CAVITE Representative Elpidio “Pidi” Barzaga Jr. has sought a congressional investigation into the Bureau of Fisheries and Aquatic Resources’ (BFAR) crackdown on selling imported fish like “pampano” and pink salmon in the local market, saying the BFAR has to explain the legal basis of such move.
“This is to determine if there is a violation of the Constitution, discrimination against local fish vendors and if the present regulations only encourage smuggling, graft and corruption that does not protect the general public, the environment, and promote the general welfare,” Barzaga said in House Resolution (HR) No. 600.
Barzaga said there is a need to investigate the ongoing crackdown to examine if the BFAR is “correct” in claiming that the move was based on laws and regulations such as The Philippine Fisheries Code of 1998 (Republic Act No. 8550), Fisheries Administrative Order (FAO) 195, Fisheries Memorandum Order (FMO) No. 001, FAO 259, and Certificate of Necessity to Import.
He said the measure would ascertain “whether BFAR’s administrative orders and memorandum order are evidence-based” and if its implementation is in order.
BFAR is undergoing a crackdown in wet markets, saying the sale of imported pampano and pink salmon in wet markets is prohibited under Fisheries Administrative Order 195, as these are only for canning, processing, and institutional buyers like hotels and restaurants.
The agency claimed that pompano and pink salmon are not included in the Certificate of Necessity to Import (CNI) issued in November, which listed imported fish products that can be sold in wet markets.
Sec. 2 of FAO 195 states that the importation of fresh/chilled/frozen fish and fishery/aquatic products “shall be allowed when certified as necessary by the Secretary in order to achieve food security taking into consideration public welfare and safety, in consultation with the NFARMC (National Fisheries and Aquatic Resources Management Council).

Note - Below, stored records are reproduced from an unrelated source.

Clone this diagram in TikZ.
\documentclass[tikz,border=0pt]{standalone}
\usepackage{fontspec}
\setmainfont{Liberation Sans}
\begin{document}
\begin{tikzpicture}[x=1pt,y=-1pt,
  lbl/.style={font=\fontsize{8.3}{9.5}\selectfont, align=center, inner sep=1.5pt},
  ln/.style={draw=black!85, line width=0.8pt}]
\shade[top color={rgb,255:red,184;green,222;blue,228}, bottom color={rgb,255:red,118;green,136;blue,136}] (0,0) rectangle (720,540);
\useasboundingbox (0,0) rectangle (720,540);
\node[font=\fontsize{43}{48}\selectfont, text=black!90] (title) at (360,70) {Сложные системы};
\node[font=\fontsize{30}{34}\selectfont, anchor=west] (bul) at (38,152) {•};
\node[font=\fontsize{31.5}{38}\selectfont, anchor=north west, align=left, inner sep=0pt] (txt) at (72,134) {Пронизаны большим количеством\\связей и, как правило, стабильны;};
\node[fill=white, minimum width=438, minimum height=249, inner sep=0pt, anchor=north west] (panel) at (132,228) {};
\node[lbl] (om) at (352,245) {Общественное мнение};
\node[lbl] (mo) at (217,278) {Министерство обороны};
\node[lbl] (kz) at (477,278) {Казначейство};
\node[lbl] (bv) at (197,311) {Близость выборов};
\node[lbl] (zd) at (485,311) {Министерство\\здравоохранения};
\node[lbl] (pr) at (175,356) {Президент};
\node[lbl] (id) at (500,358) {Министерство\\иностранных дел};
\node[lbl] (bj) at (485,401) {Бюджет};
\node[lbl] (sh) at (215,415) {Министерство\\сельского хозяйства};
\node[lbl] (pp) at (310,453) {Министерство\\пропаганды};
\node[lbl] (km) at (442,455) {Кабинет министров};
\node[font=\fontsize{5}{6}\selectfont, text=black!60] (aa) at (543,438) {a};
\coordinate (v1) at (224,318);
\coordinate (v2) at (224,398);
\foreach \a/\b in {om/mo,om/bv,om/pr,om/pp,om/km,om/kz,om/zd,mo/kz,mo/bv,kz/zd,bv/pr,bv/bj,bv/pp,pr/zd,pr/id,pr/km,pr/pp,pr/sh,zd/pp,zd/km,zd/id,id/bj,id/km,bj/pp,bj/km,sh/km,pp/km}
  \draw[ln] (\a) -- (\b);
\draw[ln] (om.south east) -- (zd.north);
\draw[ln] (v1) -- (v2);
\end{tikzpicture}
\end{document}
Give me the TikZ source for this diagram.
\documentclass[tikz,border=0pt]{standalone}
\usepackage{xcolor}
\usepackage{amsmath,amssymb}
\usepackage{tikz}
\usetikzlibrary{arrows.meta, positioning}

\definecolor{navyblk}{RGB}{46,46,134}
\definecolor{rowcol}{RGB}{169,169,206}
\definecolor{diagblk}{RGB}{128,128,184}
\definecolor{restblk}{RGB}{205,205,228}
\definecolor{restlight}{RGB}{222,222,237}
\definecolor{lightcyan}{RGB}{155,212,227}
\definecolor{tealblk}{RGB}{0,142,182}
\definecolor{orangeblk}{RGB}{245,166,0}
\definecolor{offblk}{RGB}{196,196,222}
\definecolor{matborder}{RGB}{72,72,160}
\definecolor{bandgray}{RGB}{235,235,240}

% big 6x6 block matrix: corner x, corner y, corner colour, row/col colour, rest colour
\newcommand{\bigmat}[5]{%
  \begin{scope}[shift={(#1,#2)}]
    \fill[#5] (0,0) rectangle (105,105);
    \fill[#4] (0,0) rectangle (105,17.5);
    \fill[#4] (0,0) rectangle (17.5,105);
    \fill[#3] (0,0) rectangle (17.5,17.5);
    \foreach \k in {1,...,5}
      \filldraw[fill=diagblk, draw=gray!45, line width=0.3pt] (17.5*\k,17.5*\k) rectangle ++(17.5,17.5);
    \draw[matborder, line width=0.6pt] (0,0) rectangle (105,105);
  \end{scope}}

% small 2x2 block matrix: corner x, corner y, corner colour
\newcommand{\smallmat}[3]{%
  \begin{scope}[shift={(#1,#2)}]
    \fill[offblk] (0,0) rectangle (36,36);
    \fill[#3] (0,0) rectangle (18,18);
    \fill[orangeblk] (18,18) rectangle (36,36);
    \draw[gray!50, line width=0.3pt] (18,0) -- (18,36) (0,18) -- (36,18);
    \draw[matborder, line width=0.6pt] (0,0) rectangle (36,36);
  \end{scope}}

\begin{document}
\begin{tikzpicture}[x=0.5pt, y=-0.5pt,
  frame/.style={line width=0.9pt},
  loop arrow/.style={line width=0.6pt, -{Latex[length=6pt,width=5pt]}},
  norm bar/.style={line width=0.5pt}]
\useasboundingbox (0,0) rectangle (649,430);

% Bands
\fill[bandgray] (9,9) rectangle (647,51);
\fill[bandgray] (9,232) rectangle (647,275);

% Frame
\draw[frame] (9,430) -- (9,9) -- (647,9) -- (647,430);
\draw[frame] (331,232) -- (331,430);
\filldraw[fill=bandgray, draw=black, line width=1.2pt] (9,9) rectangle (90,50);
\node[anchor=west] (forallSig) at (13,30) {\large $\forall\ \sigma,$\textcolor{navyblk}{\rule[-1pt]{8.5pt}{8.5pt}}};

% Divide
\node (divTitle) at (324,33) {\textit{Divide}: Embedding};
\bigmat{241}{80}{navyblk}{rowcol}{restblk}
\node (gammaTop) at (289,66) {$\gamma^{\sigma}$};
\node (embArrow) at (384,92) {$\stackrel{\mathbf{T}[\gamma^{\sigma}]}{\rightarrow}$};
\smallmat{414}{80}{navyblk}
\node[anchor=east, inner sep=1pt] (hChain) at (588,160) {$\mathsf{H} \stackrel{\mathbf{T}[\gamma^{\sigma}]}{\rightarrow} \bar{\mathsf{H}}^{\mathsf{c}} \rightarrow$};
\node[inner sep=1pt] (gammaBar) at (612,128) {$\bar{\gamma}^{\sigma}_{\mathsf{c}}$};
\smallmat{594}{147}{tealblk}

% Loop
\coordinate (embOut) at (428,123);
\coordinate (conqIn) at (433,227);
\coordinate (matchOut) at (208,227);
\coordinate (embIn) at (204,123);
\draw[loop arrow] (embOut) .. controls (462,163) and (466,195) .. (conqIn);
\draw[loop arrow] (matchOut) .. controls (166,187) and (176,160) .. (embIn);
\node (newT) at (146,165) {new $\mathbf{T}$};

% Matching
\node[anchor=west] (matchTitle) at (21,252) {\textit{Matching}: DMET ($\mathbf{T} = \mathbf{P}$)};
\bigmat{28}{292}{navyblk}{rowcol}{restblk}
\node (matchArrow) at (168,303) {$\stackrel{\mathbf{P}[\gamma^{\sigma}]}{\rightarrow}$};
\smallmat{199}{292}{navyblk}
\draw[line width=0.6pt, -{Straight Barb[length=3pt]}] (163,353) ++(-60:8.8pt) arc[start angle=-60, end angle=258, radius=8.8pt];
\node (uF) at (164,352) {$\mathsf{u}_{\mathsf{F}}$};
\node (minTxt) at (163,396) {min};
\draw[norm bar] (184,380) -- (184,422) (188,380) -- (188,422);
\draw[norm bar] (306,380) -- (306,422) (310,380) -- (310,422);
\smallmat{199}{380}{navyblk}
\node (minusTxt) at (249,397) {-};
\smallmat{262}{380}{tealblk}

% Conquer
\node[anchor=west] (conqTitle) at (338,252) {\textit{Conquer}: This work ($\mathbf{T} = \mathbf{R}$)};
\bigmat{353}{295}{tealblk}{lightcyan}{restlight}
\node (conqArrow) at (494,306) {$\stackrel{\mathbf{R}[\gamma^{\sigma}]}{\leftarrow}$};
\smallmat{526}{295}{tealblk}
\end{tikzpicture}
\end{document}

Provided, That the importation of fresh/chilled/frozen fish and fishery/aquatic products for canning and processing purposes, including importation undertaken by institutional buyers, does not require such certification.”

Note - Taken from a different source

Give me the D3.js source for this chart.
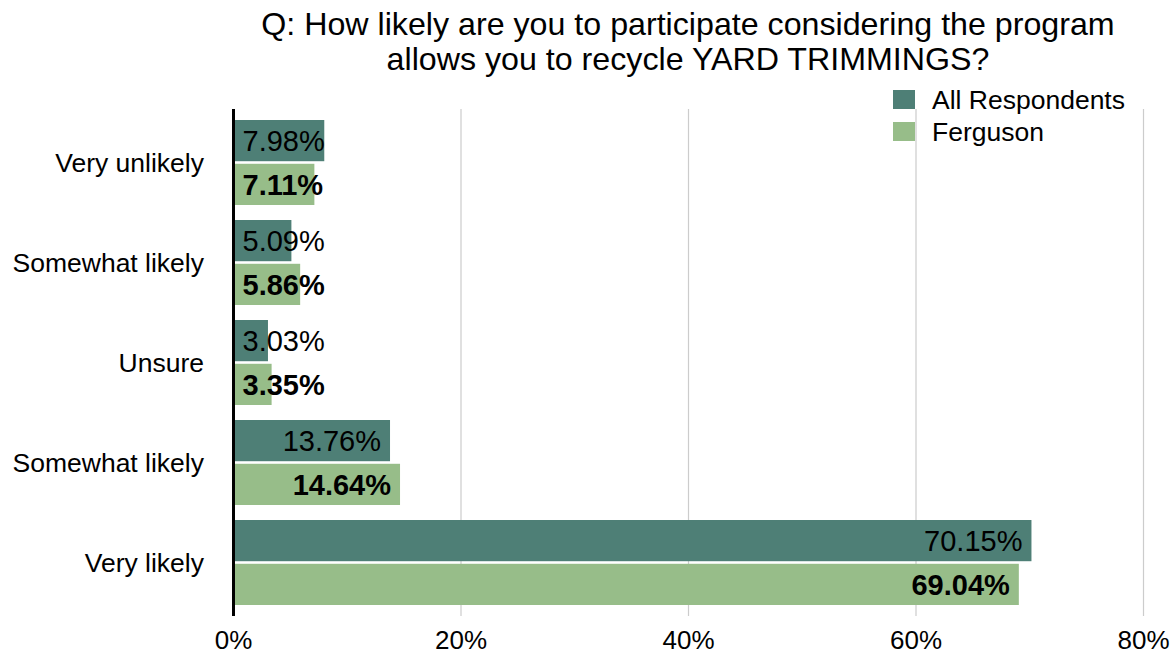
<!DOCTYPE html>
<html><head><meta charset="utf-8">
<script src="https://cdn.jsdelivr.net/npm/d3@7"></script>
<style>body{margin:0;background:#fff}svg{display:block}text{font-family:"Liberation Sans",Arial,Helvetica,sans-serif}</style>
</head><body>
<svg id="c" width="1173" height="656"></svg>
<script>
const categories = ["Very unlikely","Somewhat likely","Unsure","Somewhat likely ","Very likely"];
const seriesNames = ["All Respondents","Ferguson"];
const allRespondents = [7.98, 5.09, 3.03, 13.76, 70.15];
const ferguson = [7.11, 5.86, 3.35, 14.64, 69.04];
const xTicks = [0, 20, 40, 60, 80];
const titleLines = ["Q: How likely are you to participate considering the program","allows you to recycle YARD TRIMMINGS?"];
const colors = ["#4e7f76", "#97bd89"];

const svg = d3.select("#c");
const x = d3.scaleLinear().domain([0, 80]).range([233.5, 1143.5]);
const y = d3.scaleBand().domain(categories).range([112.5, 612.5]).paddingInner(0.15).paddingOuter(0.075);
const y1 = d3.scaleBand().domain(seriesNames).range([0, y.bandwidth()]).paddingInner(5/85);

// grid
svg.append("g").selectAll("line").data(xTicks.slice(1)).join("line")
  .attr("x1", d => x(d)).attr("x2", d => x(d)).attr("y1", 109).attr("y2", 616)
  .attr("stroke", "#cccccc").attr("stroke-width", 1.2);

// title
svg.append("g").selectAll("text").data(titleLines).join("text")
  .attr("x", 688).attr("y", (d,i) => 35 + i*35).attr("text-anchor", "middle")
  .attr("font-size", 32.2).attr("fill", "#000").text(d => d);

const data = categories.map((c,i) => ({c, vals:[allRespondents[i], ferguson[i]]}));
const g = svg.append("g").selectAll("g").data(data).join("g")
  .attr("transform", d => `translate(0,${y(d.c)})`);
g.selectAll("rect").data(d => d.vals.map((v,j) => ({v, s: seriesNames[j], j}))).join("rect")
  .attr("x", x(0)).attr("y", d => y1(d.s)).attr("width", d => x(d.v) - x(0))
  .attr("height", y1.bandwidth()).attr("fill", d => colors[d.j]);
g.selectAll("text").data(d => d.vals.map((v,j) => ({v, s: seriesNames[j], j}))).join("text")
  .attr("y", d => y1(d.s) + y1.bandwidth()/2).attr("dy", "0.36em")
  .attr("font-size", 29).attr("font-weight", d => d.j === 1 ? "bold" : "normal")
  .attr("fill", "#000").text(d => d.v.toFixed(2) + "%")
  .each(function(d){
    const w = this.getComputedTextLength();
    const end = Math.max(x(d.v) - 9, x(0) + 9 + w);
    d3.select(this).attr("x", end).attr("text-anchor", "end");
  });

// y axis labels
svg.append("g").selectAll("text").data(categories).join("text")
  .attr("x", 204).attr("y", d => y(d) + y.bandwidth()/2).attr("dy", "0.36em")
  .attr("text-anchor", "end").attr("font-size", 26.5).text(d => d.trim());

// axis line
svg.append("line").attr("x1", x(0)).attr("x2", x(0)).attr("y1", 109).attr("y2", 616)
  .attr("stroke", "#000").attr("stroke-width", 3);

// x tick labels
svg.append("g").selectAll("text").data(xTicks).join("text")
  .attr("x", d => x(d)).attr("y", 649).attr("text-anchor", "middle")
  .attr("font-size", 26).text(d => d + "%");

// legend
const lg = svg.append("g").selectAll("g").data(seriesNames).join("g")
  .attr("transform", (d,i) => `translate(893,${90 + i*32})`);
lg.append("rect").attr("width", 22).attr("height", 19).attr("fill", (d,i) => colors[i]);
lg.append("text").attr("x", 39).attr("y", 9.5).attr("dy", "0.36em").attr("font-size", 26.5).text(d => d);
</script>
</body></html>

Barzaga pointed out that a later administrative order, Section 1 of the Fisheries Memorandum Order (FMO) No. 001, Series of 2000, requires institutional buyers to obtain authority to import from the BFAR.
“To [ensure] that importation for such purposes is strictly observed, the Bureau reserves the right to reject applications to import fresh/chilled/frozen fish and fishery/aquatic products which it deems contrary to the purpose stated. Specifically, importation for direct selling to the wet market is not within the scope of this guideline, and applications for such purpose, or with such intent, will not be considered until the Secretary of Agriculture issues a Certificate of Necessity to Import. Further, importation of fish and fishery products covered by this guideline will largely depend on the species and volume to be imported in relation to the purpose of such importation. Finally, this guideline does not preclude the Director of Fisheries from issuing further policies aimed at clarifying issues and enhancing this guideline,” it said.

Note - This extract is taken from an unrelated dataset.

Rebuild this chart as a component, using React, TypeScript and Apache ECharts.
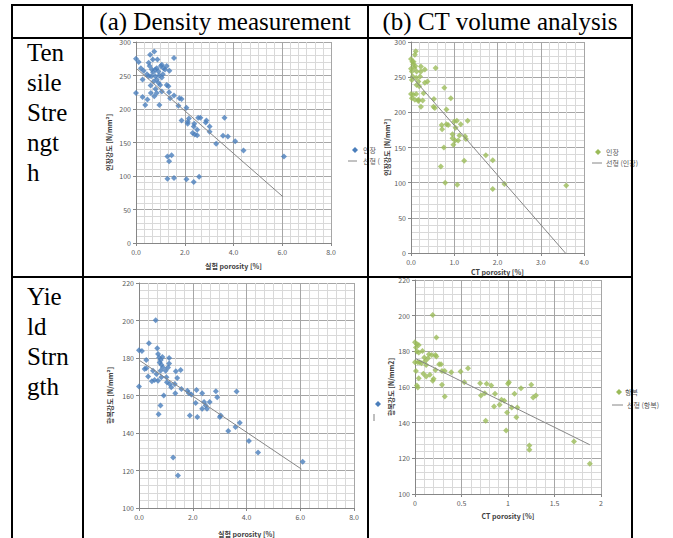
import React, { useEffect, useRef } from "react";
import * as echarts from "echarts";

// ---------- data ----------
// (a) tensile strength vs density-measured porosity
const tensileDensity: number[][] = [
  [0.0, 275], [0.11, 270], [0.2, 261], [0.31, 257], [0.27, 244], [0.0, 224], [0.27, 218], [0.38, 206],
  [0.47, 214], [0.52, 269], [0.58, 281], [0.75, 286], [0.69, 274], [0.56, 264], [0.65, 259], [0.52, 249],
  [0.62, 249], [0.79, 259], [0.85, 261], [0.88, 274], [0.92, 256], [1.02, 264], [1.06, 266], [1.13, 261],
  [1.26, 264], [1.19, 259], [1.37, 257], [1.56, 276], [0.72, 241], [0.85, 244], [0.92, 239], [0.99, 236],
  [0.79, 249], [1.06, 247], [1.26, 236], [1.33, 234], [0.61, 224], [0.75, 219], [0.85, 224], [1.06, 226],
  [0.96, 206], [1.4, 216], [1.36, 225], [1.56, 220], [1.78, 216], [1.87, 215], [1.74, 205], [2.07, 202],
  [1.87, 183], [2.12, 181], [2.12, 178], [2.17, 186], [2.39, 178], [2.37, 174], [2.55, 187], [2.64, 187],
  [2.51, 169], [2.32, 164], [2.41, 162], [2.51, 161], [2.89, 183], [2.86, 180], [3.02, 174], [3.02, 166],
  [3.29, 148], [3.63, 187], [3.57, 160], [3.77, 159], [4.07, 152], [4.41, 138], [6.07, 129], [1.29, 129],
  [1.46, 131], [1.36, 122], [1.29, 96], [1.56, 97], [2.07, 95], [2.37, 91], [2.59, 99], [0.45, 252],
  [0.7, 255], [0.95, 250], [1.1, 252], [0.6, 235], [0.8, 230],
];
const tensileDensityTrend: number[][] = [[0, 261], [6.03, 69]];

// (b) tensile strength vs CT porosity
const tensileCT: number[][] = [
  [0.0, 276], [0.03, 272], [0.05, 268], [0.09, 282], [0.11, 287], [0.08, 263], [0.02, 258], [0.04, 251],
  [0.13, 258], [0.02, 246], [0.12, 249], [0.23, 265], [0.23, 258], [0.32, 261], [0.57, 263], [0.21, 251],
  [0.17, 244], [0.13, 239], [0.19, 237], [0.32, 242], [0.38, 244], [0.29, 227], [0.0, 226], [0.05, 225],
  [0.12, 226], [0.02, 220], [0.09, 218], [0.17, 218], [0.17, 216], [0.27, 217], [0.23, 208], [0.52, 208],
  [0.53, 219], [0.55, 206], [0.77, 235], [0.92, 220], [0.82, 204], [0.71, 182], [0.72, 176], [0.82, 183],
  [0.86, 182], [1.0, 187], [1.06, 188], [1.03, 178], [1.15, 183], [1.31, 188], [0.96, 169], [0.96, 163],
  [0.98, 154], [1.02, 160], [1.12, 167], [1.09, 160], [1.25, 166], [1.27, 162], [0.76, 150], [1.73, 139],
  [1.89, 132], [1.23, 131], [0.69, 123], [0.79, 100], [1.07, 97], [1.89, 91], [2.16, 98], [3.59, 96],
  [0.06, 272], [0.1, 266], [0.0, 262],
];
const tensileCTTrend: number[][] = [[0, 252], [3.57, 0]];

// (c) yield strength vs density-measured porosity
const yieldDensity: number[][] = [
  [0.0, 184.2], [0.11, 183.8], [0.0, 164.8], [0.27, 178.9], [0.21, 174.1], [0.27, 174.6], [0.37, 187.9],
  [0.34, 170.2], [0.48, 167.6], [0.52, 173.2], [0.62, 200.2], [0.68, 185.2], [0.71, 182.1], [0.75, 180.3],
  [0.77, 177.6], [0.81, 178.9], [0.87, 180.6], [0.83, 176.4], [0.89, 175], [0.8, 173.2], [0.65, 171.5],
  [0.58, 168.3], [0.71, 167.9], [0.83, 169.7], [0.99, 173.2], [1.08, 175], [1.12, 180], [1.12, 177.1],
  [1.02, 169.7], [1.04, 167.1], [1.14, 166.2], [1.2, 164.4], [1.33, 166.2], [1.37, 172.9], [1.42, 169.4],
  [1.55, 173.6], [1.35, 161.2], [0.92, 160], [0.8, 154.7], [0.73, 150], [1.58, 163.5], [1.8, 162.6],
  [1.85, 161.4], [1.95, 160.5], [2.14, 163], [2.11, 156], [1.89, 149.4], [2.17, 148.5], [2.35, 161.2],
  [2.42, 156.5], [2.48, 154.7], [2.53, 152.9], [2.35, 152.9], [2.63, 156.5], [2.86, 162.3], [2.91, 159.1],
  [3.01, 148.5], [3.04, 149.4], [3.32, 141.1], [3.59, 143.2], [3.63, 162.1], [3.75, 145.5], [4.09, 135.8],
  [4.43, 129.6], [6.09, 124.7], [1.27, 127], [1.45, 117.3],
];
const yieldDensityTrend: number[][] = [[0, 178.9], [6.05, 120.7]];

// (d) yield strength vs CT porosity
const yieldCT: number[][] = [
  [0.0, 185.1], [0.02, 184], [0.01, 182.1], [0.04, 183.6], [0.02, 179.9], [0.04, 179.3], [0.0, 173.9],
  [0.03, 173.9], [0.05, 173.9], [0.01, 169], [0.02, 160.8], [0.03, 159.7], [0.04, 164.9], [0.07, 173.3],
  [0.08, 180.2], [0.1, 176.5], [0.11, 174.6], [0.12, 172.4], [0.09, 167.4], [0.12, 165.9], [0.14, 176.1],
  [0.15, 178.4], [0.16, 166.8], [0.18, 178], [0.19, 200.4], [0.2, 164.6], [0.19, 163.5], [0.22, 178],
  [0.23, 187.7], [0.23, 177.1], [0.22, 169.6], [0.26, 172.8], [0.28, 172.8], [0.29, 169], [0.29, 161.2],
  [0.32, 169], [0.32, 154.7], [0.39, 168.3], [0.49, 168.7], [0.53, 162.7], [0.57, 170.5], [0.7, 162.1],
  [0.71, 155.2], [0.75, 156.5], [0.77, 161.8], [0.76, 141.1], [0.82, 160.8], [0.85, 149.1], [0.86, 156.2],
  [0.91, 150], [0.93, 152.8], [0.96, 152.3], [0.99, 145.7], [0.98, 135.6], [1.0, 161.8], [1.01, 162.7],
  [1.04, 148.5], [1.07, 156.2], [1.09, 143.1], [1.1, 148.5], [1.14, 159.3], [1.25, 161.2], [1.27, 154.1],
  [1.3, 155.2], [1.23, 127.2], [1.23, 124.8], [1.71, 129.5], [1.88, 117],
];
const yieldCTTrend: number[][] = [[0, 176.1], [1.88, 127.6]];

// tick labels / titles
const headerTitles = ["(a) Density measurement", "(b) CT volume analysis"];
const rowTensile = ["Ten", "sile", "Stre", "ngt", "h"];
const rowYield = ["Yie", "ld", "Strn", "gth"];
const xTitleDensity = "실험 porosity [%]";
const xTitleCT = "CT porosity [%]";
const yTitleTensile = "인장강도 [N/mm²]";
const yTitleYieldA = "항복강도 [N/mm²]";
const yTitleYieldB = "항복강도 [N/mm2]";
const legendTensile = ["인장", "선형 (인장)"];
const legendYield = ["항복", "선형 (항복)"];

const BLUE = "#4a7ebb";
const GREEN = "#9bbb59";
const TREND = "#868686";
const SANS = "Noto Sans CJK KR";
const SERIF = "Liberation Serif";

function xAxis(gi: number, max: number, interval: number, minor: number, name: string, nameGap: number, dec: number) {
  return {
    gridIndex: gi, type: "value", min: 0, max, interval,
    name, nameLocation: "middle", nameGap,
    nameTextStyle: { fontSize: 7, color: "#404040", fontWeight: "bold", fontFamily: SANS },
    axisLine: { show: true, onZero: false, lineStyle: { color: "#868686" } },
    axisTick: { show: true, length: 3, lineStyle: { color: "#868686" } },
    axisLabel: { fontSize: 7, color: "#595959", margin: 5, fontFamily: SANS,
      formatter: (v: number) => (dec < 0 ? String(v) : v.toFixed(dec)) },
    splitLine: { show: true, lineStyle: { color: "#a6a6a6", width: 1 } },
    minorTick: { show: false, splitNumber: minor },
    minorSplitLine: { show: true, lineStyle: { color: "#d9d9d9", width: 1 } },
  };
}
function yAxis(gi: number, min: number, max: number, interval: number, minor: number, name: string, nameGap: number) {
  return {
    gridIndex: gi, type: "value", min, max, interval,
    name, nameLocation: "middle", nameGap,
    nameTextStyle: { fontSize: 7, color: "#404040", fontWeight: "bold", fontFamily: SANS },
    axisLine: { show: true, lineStyle: { color: "#868686" } },
    axisTick: { show: true, length: 3, lineStyle: { color: "#868686" } },
    axisLabel: { fontSize: 7, color: "#595959", margin: 5, fontFamily: SANS },
    splitLine: { show: true, lineStyle: { color: "#a6a6a6", width: 1 } },
    minorTick: { show: false, splitNumber: minor },
    minorSplitLine: { show: true, lineStyle: { color: "#d9d9d9", width: 1 } },
  };
}
function scatter(gi: number, name: string, data: number[][], color: string) {
  return { type: "scatter", name, xAxisIndex: gi, yAxisIndex: gi, data, symbol: "diamond", symbolSize: 6,
    itemStyle: { color }, silent: true };
}
function trend(gi: number, name: string, data: number[][]) {
  return { type: "line", name, xAxisIndex: gi, yAxisIndex: gi, data, showSymbol: false, symbol: "none",
    lineStyle: { color: TREND, width: 1 }, silent: true, z: 3 };
}
function diamond(cx: number, cy: number, r: number, color: string) {
  return { type: "polygon", shape: { points: [[cx, cy - r], [cx + r, cy], [cx, cy + r], [cx - r, cy]] },
    style: { fill: color }, z: 50 };
}
function smallText(x: number, y: number, text: string) {
  return { type: "text", x, y, style: { text, fontSize: 7, fill: "#595959", fontFamily: SANS,
    textVerticalAlign: "middle", verticalAlign: "middle" }, z: 50 };
}
function hline(x1: number, x2: number, y: number, color: string, w: number, z: number) {
  return { type: "line", shape: { x1, y1: y, x2, y2: y }, style: { stroke: color, lineWidth: w }, z };
}
function vline(x: number, y1: number, y2: number, color: string, w: number, z: number) {
  return { type: "line", shape: { x1: x, y1, x2: x, y2 }, style: { stroke: color, lineWidth: w }, z };
}
function bigText(x: number, y: number, text: string, center: boolean) {
  return { type: "text", x, y, style: { text, fontSize: 25, fontFamily: SERIF, fill: "#000",
    textAlign: center ? "center" : "left", align: center ? "center" : "left",
    textVerticalAlign: "middle", verticalAlign: "middle" }, z: 60 };
}

export default function App() {
  const ref = useRef<HTMLDivElement>(null);
  useEffect(() => {
    if (!ref.current) return;
    const chart = echarts.init(ref.current, undefined, { renderer: "svg" });
    const graphics: any[] = [];
    // legends
    graphics.push(diamond(355, 150, 3, BLUE), smallText(363, 150, legendTensile[0]),
      hline(348, 357, 161, TREND, 1, 50), smallText(363, 161, "선형 ("));
    graphics.push(diamond(598, 152, 3, GREEN), smallText(606, 152, legendTensile[0]),
      hline(592, 602, 163, TREND, 1, 50), smallText(606, 163, legendTensile[1]));
    graphics.push(diamond(378, 404, 3, BLUE), vline(374, 414, 421, "#808080", 1, 50));
    graphics.push(diamond(619, 392, 3, GREEN), smallText(625, 392, legendYield[0]),
      hline(612, 623, 405, TREND, 1, 50), smallText(627, 405, legendYield[1]));
    // table texts
    graphics.push(bigText(225, 21, headerTitles[0], true), bigText(500, 21, headerTitles[1], true));
    rowTensile.forEach((t, i) => graphics.push(bigText(27, 52 + 30.2 * i, t, false)));
    rowYield.forEach((t, i) => graphics.push(bigText(27, 296 + 30 * i, t, false)));
    // table borders
    graphics.push(hline(11, 633, 5, "#000", 2, 100), hline(11, 633, 38, "#000", 2, 100), hline(11, 633, 277, "#000", 2, 100));
    [12, 83, 368, 632].forEach((x) => graphics.push(vline(x, 4, 538, "#000", 2, 100)));

    chart.setOption({
      animation: false,
      backgroundColor: "#fff",
      grid: [
        { left: 136, top: 42, width: 195, height: 201 },
        { left: 411, top: 42, width: 173, height: 211 },
        { left: 139, top: 283, width: 215, height: 227 },
        { left: 415, top: 280, width: 186, height: 214 },
      ],
      xAxis: [
        xAxis(0, 8, 2, 6, xTitleDensity, 19, 1),
        xAxis(1, 4, 1, 5, xTitleCT, 15, 1),
        xAxis(2, 8, 2, 6, xTitleDensity, 22, 1),
        xAxis(3, 2, 0.5, 5, xTitleCT, 18, -1),
      ],
      yAxis: [
        yAxis(0, 0, 300, 50, 5, yTitleTensile, 24),
        yAxis(1, 0, 300, 50, 5, yTitleTensile, 13),
        yAxis(2, 100, 220, 20, 5, yTitleYieldA, 26),
        yAxis(3, 100, 220, 20, 5, yTitleYieldB, 17),
      ],
      series: [
        scatter(0, "인장 (a)", tensileDensity, BLUE), trend(0, "선형 (인장) (a)", tensileDensityTrend),
        scatter(1, "인장 (b)", tensileCT, GREEN), trend(1, "선형 (인장) (b)", tensileCTTrend),
        scatter(2, "항복 (a)", yieldDensity, BLUE), trend(2, "선형 (항복) (a)", yieldDensityTrend),
        scatter(3, "항복 (b)", yieldCT, GREEN), trend(3, "선형 (항복) (b)", yieldCTTrend),
      ],
      graphic: { elements: graphics },
    });
    return () => chart.dispose();
  }, []);
  return <div ref={ref} style={{ position: "absolute", left: 0, top: 0, width: 673, height: 538 }} />;
}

The senior lawmaker said there is also a need to examine BFAR’s directive in excluding other fish such as pampano and pink salmon in the alleged CNI issued in November “and why institutional buyers are allegedly allowed to sell the same, taking into consideration, Sec. 3 of FAO 195 and Sec. 2, c of FMO 001.”
“There should be an investigation to determine if the alleged prohibition applies to both local fish vendors and institutional buyers or to the former only and, consequently, why a similar crackdown is not being done against institutional buyers, thereby discriminating against local fish vendors. More importantly, BFAR should define the meaning of ‘institutional buyers’ in order to avoid confusion in the interpretation and implementation of their administrative orders,” Barzaga said.
The resolution also quoted a CNN Philippines report that the crackdown is an “offshoot of an information drive in 21 wet markets in Metro Manila from November 24 to December 3,” saying there should be an investigation into what specifically is that “information drive” and why does it only cover “21 wet markets in Metro Manila” excluding the other wet markets in the entire Philippines and the general public, “thereby violating the right to information by the average Filipino.”